About two weeks ago, the Reserve Bank of India (RBI) announced fresh guidelines for banks selling insurance, called "bancassurance". Banks have been acting as agents, which means they have minimal responsibility towards you - their own customers of banking services. The new guidelines now give banks the option to become brokers. Insurance brokers have to necessarily take the side of the customer, not the insurance company.
But banks want to exploit their branch network to claw out commissions and expenses from their principal, the insurer. As brokers, they cannot do so because it is illegal for brokers to sell the insurance products of one company on an exclusive basis like an agent can. Also, they don't want the fiduciary responsibility and liability attached to broking. Will banks become insurance brokers, encouraged by the new guidelines? The answer is obvious, but I am hoping at least one bank will prove me wrong by opting to become an insurance broker and shift to the side of their customers.

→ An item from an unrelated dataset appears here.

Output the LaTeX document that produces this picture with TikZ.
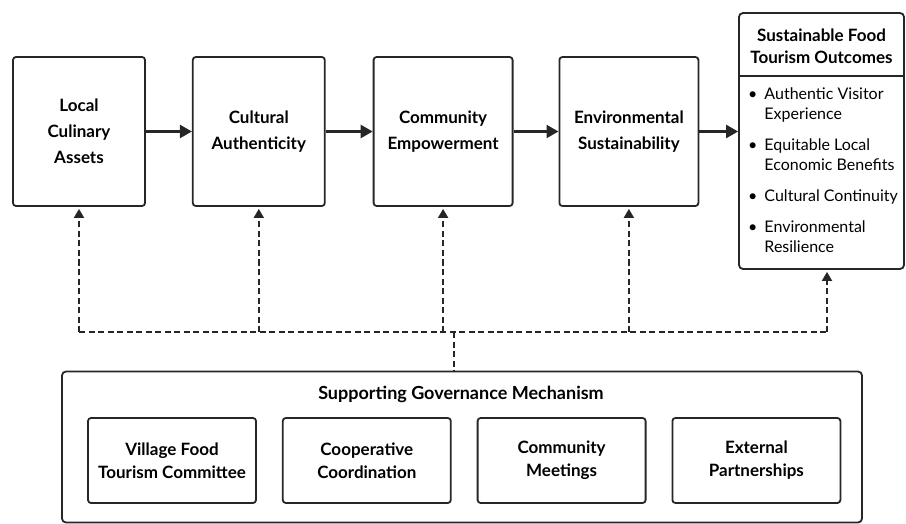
\documentclass[tikz,border=0pt]{standalone}
\usepackage{fontspec}
\setmainfont{Lato}
\usetikzlibrary{positioning,arrows.meta}

\tikzset{
  stage/.style={draw=black!85, line width=1.8pt, rounded corners=3pt,
    minimum width=132pt, minimum height=149pt, inner sep=2pt, align=center,
    font=\fontsize{17}{26}\selectfont\bfseries},
  panel/.style={draw=black!85, line width=1.8pt, rounded corners=4pt, inner sep=0pt},
  mech/.style={draw=black!85, line width=1.8pt, rounded corners=3pt,
    minimum width=168pt, minimum height=85pt, inner sep=2pt, align=center,
    font=\fontsize{17}{23}\selectfont\bfseries},
  flow/.style={-{Triangle[length=12pt,width=13pt]}, line width=2.4pt, draw=black!85},
  link/.style={dash pattern=on 6pt off 3.5pt, line width=1.8pt, draw=black!85},
  uplink/.style={link, -{Triangle[length=9pt,width=10pt]}, shorten >=2pt}
}

\begin{document}
\begin{tikzpicture}[x=1pt, y=1pt]
    \useasboundingbox (0,0) rectangle (906,-524);

    % Stages of the framework
    \node[stage] (assets) at (79,-131.5) {Local\\Culinary\\Assets};
    \node[stage, right=46pt of assets] (authent) {Cultural\\Authenticity};
    \node[stage, minimum width=139pt, right=47pt of authent] (empower) {Community\\Empowerment};
    \node[stage, minimum width=139pt, right=45pt of empower] (environ) {Environmental\\Sustainability};

    % Outcomes panel
    \node[panel, minimum width=165pt, minimum height=256pt] (outcomes) at (821.5,-141) {};
    \node[align=center, font=\fontsize{17}{22}\selectfont\bfseries] (outhead) at (821.5,-46)
        {Sustainable Food\\Tourism Outcomes};
    \draw[black!85, line width=1.5pt] (outcomes.west |- 0,-76) -- (outcomes.east |- 0,-76);
    \node[anchor=north west, inner sep=0pt, font=\fontsize{16}{20}\selectfont] (outlist) at (748,-85) {%
        \begin{tabular}{@{}l@{\hspace{7pt}}l@{}}
        \textbullet & Authentic Visitor\\
                    & Experience\\[11pt]
        \textbullet & Equitable Local\\
                    & Economic Benefits\\[11pt]
        \textbullet & Cultural Continuity\\[11pt]
        \textbullet & Environmental\\
                    & Resilience
        \end{tabular}};

    % Main flow
    \draw[flow] (assets) -- (authent);
    \draw[flow] (authent) -- (empower);
    \draw[flow] (empower) -- (environ);
    \draw[flow] (environ.east) -- (environ.east -| outcomes.west);

    % Governance mechanism
    \node[panel, minimum width=800pt, minimum height=151pt] (gov) at (462,-447) {};
    \node[font=\fontsize{18}{20}\selectfont\bfseries] (govtitle) at (461,-394) {Supporting Governance Mechanism};
    \node[mech] (committee) at (172,-460.5) {Village Food\\Tourism Committee};
    \node[mech, right=25pt of committee] (coop) {Cooperative\\Coordination};
    \node[mech, right=25pt of coop] (meetings) {Community\\Meetings};
    \node[mech, right=25pt of meetings] (partners) {External\\Partnerships};

    % Dashed support links
    \coordinate (hub) at (454,-332);
    \coordinate (outtip) at ([xshift=5.5pt]outcomes.south);
    \draw[link] (hub) -- (gov.north -| hub);
    \draw[link] (assets.south |- hub) -- (outtip |- hub);
    \foreach \n in {assets, authent, empower, environ}
        \draw[uplink] (\n.south |- hub) -- (\n.south);
    \draw[uplink] (outtip |- hub) -- (outtip);
\end{tikzpicture}
\end{document}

To summarise the model: banks have millions of customers that insurers want to reach. So they tie up with an insurance company that is part of the same group (HDFC Bank-HDFC Life) and persuade customers to buy only those products offered by their partner insurance company. This immediately restricts choices. The goal is to earn commissions and benefits that go straight to the bottom line without any liability or responsibility. Also, some of the worst product choices for customers fetch the highest commissions for banks and vice versa.
Consider this comment from an insider. Deepak Satwalekar was running HDFC Life and was a member of an Insurance Regulatory and Development Authority of India (IRDAI) committee on bancassurance in 2011. He wrote: "The banks with their ready-made superior distribution network have held the insurance companies to ransom. They have played one insurer against the other in order to 'extract' the highest compensation they can get. One hears stories of compensation, either in commissions or as reimbursements in one form or the other, being paid which are higher than that permitted by IRDA. Hence, permitting banks to appoint two insurers, albeit in different geographies, would be like legalising their extortion." And Mr Satwalekar is only talking about the insurer's pains; think about what happens to the buyers.
In short, the bancassurance model is horribly anti-consumer; the regulators have created, supported and tinkered with it for the past 15 years. The RBI "guidelines" on bancassurance do ask banks to have a system of "assessment of the suitability of products for customers". They also ask banks to "treat their customers fairly, honestly and transparently … not to link sale of such products to any banking product" and set up a "robust internal grievance redressal mechanism". The question, as usual, is what happens if banks don't follow them? "Violation of the above instructions will be viewed seriously and will invite deterrent penal action against the banks," says the RBI.
Don't bet on it, given the pathetic record of the IRDAI and the RBI in ensuring that customers are fairly treated. The RBI has never initiated "deterrent penal action" on banks for treating consumers badly. Even after the scandalous Cobrapost expose, banks were let off lightly. There is nothing new in the guidelines to make the banks sit up and change their current predatory tactics of selling insurance. This will become obvious fairly soon, when it is clear that banks don't want to become brokers.
What could the RBI have done? As a principle, put the "conduct" of the financial services companies and the well-being of the customers at the centre of the regulatory system. This is now the guiding principle in most advanced nations. But since the Indian regulators will not do it, the time has come for the financial services division of the ministry of finance to step in and cull out the grievance-handling departments of different regulators and create a single entity to monitor the conduct of all financial service companies and make them accountable to customers. This idea was recommended by the Financial Sector Legislative Reforms Commission (FSLRC) that labelled it the Financial Redressal Agency. The RBI governor has twice sneered at the FSLRC's ideas - but the RBI's weak bancassurance guidelines and irrelevant consumer charter issued last year convinces us that we need the redressal agency as soon as possible.